_Directive_
Transcribe the records that follow. Keep every word exactly, and drop the pictures.

** START Material shown **

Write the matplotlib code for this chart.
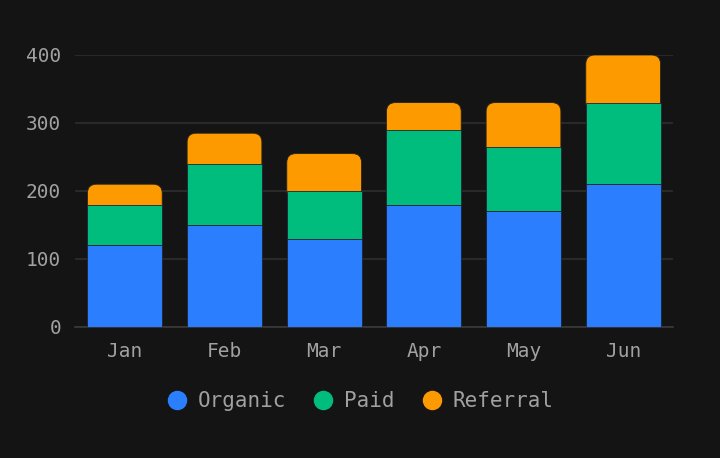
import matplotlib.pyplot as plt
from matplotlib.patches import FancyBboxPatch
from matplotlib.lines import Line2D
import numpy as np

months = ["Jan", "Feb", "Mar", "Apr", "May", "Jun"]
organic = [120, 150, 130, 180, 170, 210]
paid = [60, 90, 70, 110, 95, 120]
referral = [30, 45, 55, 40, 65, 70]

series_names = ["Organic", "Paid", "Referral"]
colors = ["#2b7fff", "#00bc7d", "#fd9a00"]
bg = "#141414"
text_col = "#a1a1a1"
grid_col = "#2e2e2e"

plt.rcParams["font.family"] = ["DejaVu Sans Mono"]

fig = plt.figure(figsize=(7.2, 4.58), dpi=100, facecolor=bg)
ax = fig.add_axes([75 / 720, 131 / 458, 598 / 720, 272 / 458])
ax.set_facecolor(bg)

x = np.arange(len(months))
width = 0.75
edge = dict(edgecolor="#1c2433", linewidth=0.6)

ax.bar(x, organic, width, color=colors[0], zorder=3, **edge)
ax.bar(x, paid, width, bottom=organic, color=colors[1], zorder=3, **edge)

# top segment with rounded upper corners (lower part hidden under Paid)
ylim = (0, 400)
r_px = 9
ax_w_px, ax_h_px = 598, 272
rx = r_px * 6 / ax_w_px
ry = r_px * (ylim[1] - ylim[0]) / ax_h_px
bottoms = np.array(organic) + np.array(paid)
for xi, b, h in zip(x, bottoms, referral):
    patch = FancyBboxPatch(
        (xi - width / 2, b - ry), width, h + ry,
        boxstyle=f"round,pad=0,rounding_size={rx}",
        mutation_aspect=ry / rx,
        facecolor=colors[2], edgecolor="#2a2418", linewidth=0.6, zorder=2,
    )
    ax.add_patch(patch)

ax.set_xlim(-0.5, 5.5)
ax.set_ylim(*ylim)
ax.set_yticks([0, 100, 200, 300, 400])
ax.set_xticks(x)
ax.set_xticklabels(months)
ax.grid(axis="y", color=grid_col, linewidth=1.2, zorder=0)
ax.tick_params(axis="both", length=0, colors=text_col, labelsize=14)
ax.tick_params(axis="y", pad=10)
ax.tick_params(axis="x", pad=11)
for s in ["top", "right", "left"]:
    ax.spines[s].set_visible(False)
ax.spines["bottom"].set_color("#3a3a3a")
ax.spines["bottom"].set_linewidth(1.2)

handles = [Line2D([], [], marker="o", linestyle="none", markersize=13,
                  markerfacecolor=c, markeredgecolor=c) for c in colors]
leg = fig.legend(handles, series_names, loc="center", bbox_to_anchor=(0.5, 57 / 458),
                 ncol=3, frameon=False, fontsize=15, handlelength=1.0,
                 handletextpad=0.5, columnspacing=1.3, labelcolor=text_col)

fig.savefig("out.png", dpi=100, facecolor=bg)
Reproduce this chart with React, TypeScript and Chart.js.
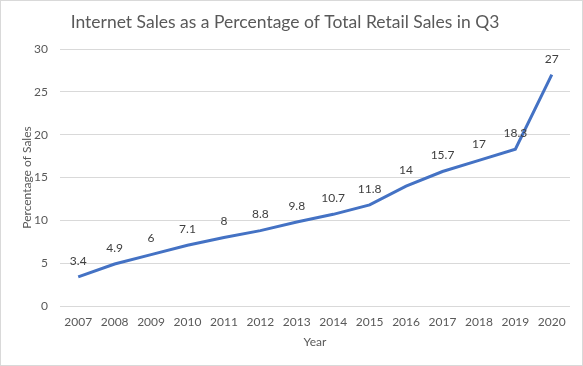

** END Material shown **

_Response_
Write the matplotlib code for this chart.
import matplotlib.pyplot as plt
from matplotlib.patches import FancyBboxPatch
from matplotlib.lines import Line2D
import numpy as np

months = ["Jan", "Feb", "Mar", "Apr", "May", "Jun"]
organic = [120, 150, 130, 180, 170, 210]
paid = [60, 90, 70, 110, 95, 120]
referral = [30, 45, 55, 40, 65, 70]

series_names = ["Organic", "Paid", "Referral"]
colors = ["#2b7fff", "#00bc7d", "#fd9a00"]
bg = "#141414"
text_col = "#a1a1a1"
grid_col = "#2e2e2e"

plt.rcParams["font.family"] = ["DejaVu Sans Mono"]

fig = plt.figure(figsize=(7.2, 4.58), dpi=100, facecolor=bg)
ax = fig.add_axes([75 / 720, 131 / 458, 598 / 720, 272 / 458])
ax.set_facecolor(bg)

x = np.arange(len(months))
width = 0.75
edge = dict(edgecolor="#1c2433", linewidth=0.6)

ax.bar(x, organic, width, color=colors[0], zorder=3, **edge)
ax.bar(x, paid, width, bottom=organic, color=colors[1], zorder=3, **edge)

# top segment with rounded upper corners (lower part hidden under Paid)
ylim = (0, 400)
r_px = 9
ax_w_px, ax_h_px = 598, 272
rx = r_px * 6 / ax_w_px
ry = r_px * (ylim[1] - ylim[0]) / ax_h_px
bottoms = np.array(organic) + np.array(paid)
for xi, b, h in zip(x, bottoms, referral):
    patch = FancyBboxPatch(
        (xi - width / 2, b - ry), width, h + ry,
        boxstyle=f"round,pad=0,rounding_size={rx}",
        mutation_aspect=ry / rx,
        facecolor=colors[2], edgecolor="#2a2418", linewidth=0.6, zorder=2,
    )
    ax.add_patch(patch)

ax.set_xlim(-0.5, 5.5)
ax.set_ylim(*ylim)
ax.set_yticks([0, 100, 200, 300, 400])
ax.set_xticks(x)
ax.set_xticklabels(months)
ax.grid(axis="y", color=grid_col, linewidth=1.2, zorder=0)
ax.tick_params(axis="both", length=0, colors=text_col, labelsize=14)
ax.tick_params(axis="y", pad=10)
ax.tick_params(axis="x", pad=11)
for s in ["top", "right", "left"]:
    ax.spines[s].set_visible(False)
ax.spines["bottom"].set_color("#3a3a3a")
ax.spines["bottom"].set_linewidth(1.2)

handles = [Line2D([], [], marker="o", linestyle="none", markersize=13,
                  markerfacecolor=c, markeredgecolor=c) for c in colors]
leg = fig.legend(handles, series_names, loc="center", bbox_to_anchor=(0.5, 57 / 458),
                 ncol=3, frameon=False, fontsize=15, handlelength=1.0,
                 handletextpad=0.5, columnspacing=1.3, labelcolor=text_col)

fig.savefig("out.png", dpi=100, facecolor=bg)
Reproduce this chart with React, TypeScript and Chart.js.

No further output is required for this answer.